Good news out of D.C.
While Washington focused on the continuing upheaval in the White House, the Food and Drug Administration last month made a little-heralded announcement that will likely prove to be much more far-reaching. The public-health agency revealed plans to impose a new standard on tobacco products that would “limit the level of nicotine in cigarettes, rendering them minimally addictive or nonaddictive.”
If the FDA follows through, millions of Americans would be spared from debilitating disease and premature death.
Congress in 2009 empowered the FDA to regulate tobacco, but it has taken nearly a decade for the agency to advance toward the most promising avenue of regulation—requiring cigarette manufacturers as well as those of substitutes such as roll-your-own and pipe tobacco to substantially reduce the amount of nicotine in their products. Cigarette makers could genetically engineer tobacco that contains no nicotine, then mix it with traditional tobacco to hit the right concentration of the addictive substance.
As it announced its intention to move forward with such a rule, the FDA highlighted a new study published in the New England Journal of Medicine on the regulation’s potential effects. The paper predicts plummeting rates of cigarette smoking, from 15 percent of Americans to under 2 percent.
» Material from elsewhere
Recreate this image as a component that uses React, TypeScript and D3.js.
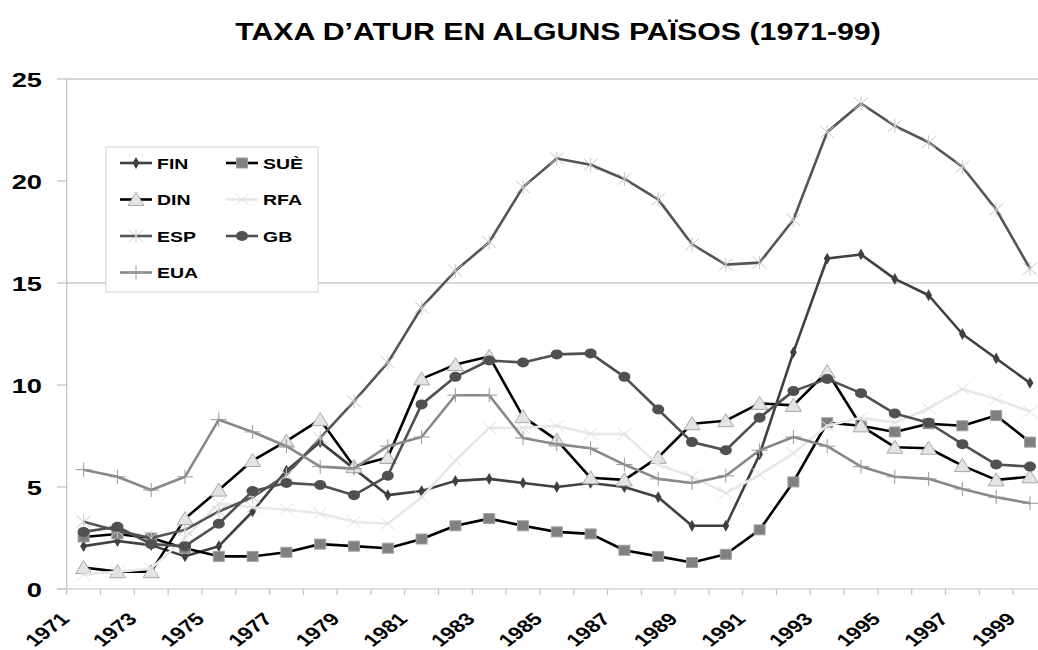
import React from 'react';
import * as d3 from 'd3';

// years 1971..1999
const years = d3.range(1971, 2000).map(String);
const tickYears = years.filter((_, i) => i % 2 === 0);
const yTicks = [0, 5, 10, 15, 20, 25];
const gridValues = [15, 25];

const FIN = [2.1, 2.35, 2.15, 1.6, 2.1, 3.8, 5.8, 7.2, 5.9, 4.6, 4.8, 5.3, 5.4, 5.2, 5.0, 5.2, 5.0, 4.5, 3.1, 3.1, 6.6, 11.6, 16.2, 16.4, 15.2, 14.4, 12.5, 11.3, 10.1];
const SUE = [2.55, 2.7, 2.5, 2.0, 1.6, 1.6, 1.8, 2.2, 2.1, 2.0, 2.45, 3.1, 3.45, 3.1, 2.8, 2.7, 1.9, 1.6, 1.3, 1.7, 2.9, 5.25, 8.15, 8.0, 7.7, 8.1, 8.0, 8.5, 7.2];
const DIN = [1.05, 0.85, 0.85, 3.45, 4.85, 6.3, 7.25, 8.3, 6.0, 6.45, 10.3, 11.0, 11.4, 8.45, 7.3, 5.45, 5.35, 6.45, 8.1, 8.25, 9.1, 9.0, 10.65, 8.0, 6.95, 6.9, 6.05, 5.35, 5.5];
const RFA = [0.7, 0.85, 1.0, 2.5, 4.2, 4.0, 3.9, 3.7, 3.3, 3.2, 4.5, 6.3, 7.9, 7.9, 8.0, 7.6, 7.6, 6.1, 5.5, 4.7, 5.6, 6.65, 8.0, 8.4, 8.15, 8.85, 9.8, 9.3, 8.7];
const ESP = [3.3, 2.85, 2.5, 2.9, 3.8, 4.5, 5.6, 7.4, 9.2, 11.1, 13.8, 15.6, 17.0, 19.7, 21.1, 20.8, 20.1, 19.1, 16.9, 15.9, 16.0, 18.1, 22.4, 23.8, 22.7, 21.9, 20.7, 18.6, 15.7];
const GB = [2.8, 3.05, 2.2, 2.1, 3.2, 4.8, 5.2, 5.1, 4.6, 5.55, 9.05, 10.4, 11.2, 11.1, 11.5, 11.55, 10.4, 8.8, 7.2, 6.8, 8.4, 9.7, 10.3, 9.6, 8.6, 8.15, 7.1, 6.1, 6.0];
const EUA = [5.85, 5.5, 4.85, 5.5, 8.3, 7.7, 7.0, 6.0, 5.9, 7.0, 7.45, 9.5, 9.5, 7.4, 7.1, 6.9, 6.1, 5.4, 5.2, 5.55, 6.8, 7.45, 7.0, 6.0, 5.5, 5.4, 4.9, 4.5, 4.2];

const series = [
  { name: 'FIN', values: FIN, line: '#404040', marker: 'diamond', fill: '#404040', mstroke: '#404040' },
  { name: 'SUÈ', values: SUE, line: '#000000', marker: 'square', fill: '#808080', mstroke: '#a0a0a0' },
  { name: 'DIN', values: DIN, line: '#000000', marker: 'triangle', fill: '#e4e4e4', mstroke: '#a8a8a8' },
  { name: 'RFA', values: RFA, line: '#e8e8e8', marker: 'x', fill: 'none', mstroke: '#e0e0e0' },
  { name: 'ESP', values: ESP, line: '#555555', marker: 'star', fill: 'none', mstroke: '#c8c8c8' },
  { name: 'GB', values: GB, line: '#505050', marker: 'circle', fill: '#505050', mstroke: '#505050' },
  { name: 'EUA', values: EUA, line: '#888888', marker: 'plus', fill: 'none', mstroke: '#999999' },
];

const W = 1038, H = 650;
const left = 66.7, band = 33.8, top = 79, bottom = 589;
const font = '"Liberation Sans", Arial, sans-serif';
const sx = 1.3; // the picture is stretched sideways

const x = d3.scaleBand().domain(years).range([left, left + band * years.length]);
const y = d3.scaleLinear().domain([0, 25]).range([bottom, top]);
const cx = (yr: string) => (x(yr) as number) + x.bandwidth() / 2;

function Marker({ type, px, py, fill, stroke }: any) {
  switch (type) {
    case 'diamond':
      return <path transform={`translate(${px},${py})`} d={d3.symbol(d3.symbolDiamond, 40)()!} fill={fill} />;
    case 'square':
      return <rect x={px - 5.5} y={py - 5} width={11} height={10} fill={fill} stroke={stroke} strokeWidth={1} />;
    case 'triangle':
      return <path d={`M${px},${py - 7}L${px + 8},${py + 6}L${px - 8},${py + 6}Z`} fill={fill} stroke={stroke} strokeWidth={1} />;
    case 'circle':
      return <ellipse cx={px} cy={py} rx={6} ry={5} fill={fill} />;
    case 'x':
      return <path d={`M${px - 7},${py - 6}L${px + 7},${py + 6}M${px - 7},${py + 6}L${px + 7},${py - 6}`} stroke={stroke} strokeWidth={1} fill="none" />;
    case 'star':
      return <path d={`M${px - 7},${py - 6}L${px + 7},${py + 6}M${px - 7},${py + 6}L${px + 7},${py - 6}M${px},${py - 7}L${px},${py + 7}`} stroke={stroke} strokeWidth={1} fill="none" />;
    case 'plus':
      return <path d={`M${px - 8},${py}L${px + 8},${py}M${px},${py - 7}L${px},${py + 7}`} stroke={stroke} strokeWidth={1} fill="none" />;
  }
  return null;
}

const legendRows = [
  [0, 1],
  [2, 3],
  [4, 5],
  [6],
];

export default function App() {
  const line = d3.line<number>().x((_, i) => cx(years[i])).y((d) => y(d));
  return (
    <svg width={W} height={H} style={{ position: 'absolute', left: 0, top: 0, background: '#fff' }} fontFamily={font}>
      <rect width={W} height={H} fill="#fff" />
      <text transform={`translate(558,40) scale(${sx},1)`} textAnchor="middle" fontSize={23.3} fontWeight="bold">
        TAXA D’ATUR EN ALGUNS PAÏSOS (1971-99)
      </text>

      {gridValues.map((g) => (
        <line key={g} x1={left} x2={W} y1={y(g)} y2={y(g)} stroke="#b0b0b0" strokeWidth={1.2} />
      ))}
      <line x1={left} x2={left} y1={top} y2={bottom} stroke="#c0c0c0" strokeWidth={1.2} />
      <line x1={57} x2={W} y1={bottom} y2={bottom} stroke="#c0c0c0" strokeWidth={1.2} />
      {yTicks.map((t) => (
        <g key={t}>
          <line x1={57} x2={left} y1={y(t)} y2={y(t)} stroke="#c0c0c0" strokeWidth={1.2} />
          <text transform={`translate(42,${y(t) + 8}) scale(${sx},1)`} textAnchor="end" fontSize={21} fontWeight="bold">
            {t}
          </text>
        </g>
      ))}
      {years.map((yr) => (
        <line key={yr} x1={x(yr)} x2={x(yr)} y1={bottom} y2={bottom + 6} stroke="#c0c0c0" strokeWidth={1.2} />
      ))}
      {tickYears.map((yr) => (
        <text key={yr} transform={`translate(${cx(yr) - 13},620) scale(${sx},1) rotate(-45)`} textAnchor="end" fontSize={17.5} fontWeight="bold">
          {yr}
        </text>
      ))}

      {series.map((s) => (
        <g key={s.name}>
          <path d={line(s.values)!} fill="none" stroke={s.line} strokeWidth={2.6} strokeLinejoin="round" />
          {s.values.map((v, i) => (
            <Marker key={i} type={s.marker} px={cx(years[i])} py={y(v)} fill={s.fill} stroke={s.mstroke} />
          ))}
        </g>
      ))}

      <rect x={106} y={147} width={212} height={145} fill="#fff" stroke="#d4d4d4" strokeWidth={1} />
      {legendRows.map((row, r) =>
        row.map((si, c) => {
          const s = series[si];
          const ly = 163 + r * 36.5;
          const lx = c === 0 ? 120 : 226;
          return (
            <g key={s.name}>
              <line x1={lx} x2={lx + 32} y1={ly} y2={ly} stroke={s.line} strokeWidth={2.6} />
              <Marker type={s.marker} px={lx + 16} py={ly} fill={s.fill} stroke={s.mstroke} />
              <text transform={`translate(${lx + 37},${ly + 5.5}) scale(${sx},1)`} fontSize={15} fontWeight="bold">
                {s.name}
              </text>
            </g>
          );
        })
      )}
    </svg>
  );
}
The FDA has a lot of work before it. The agency must still determine precisely where to set its nicotine limit. In doing so, it must attempt to minimize side effects. A black market in full-nicotine cigarettes may emerge. Smokers may light up more often in search of a satisfying nicotine hit. As more smokers transition onto e-cigarettes, the FDA will have to keep a close watch on how those addictive products are manufactured and sold. The sooner it addresses these issues, the better.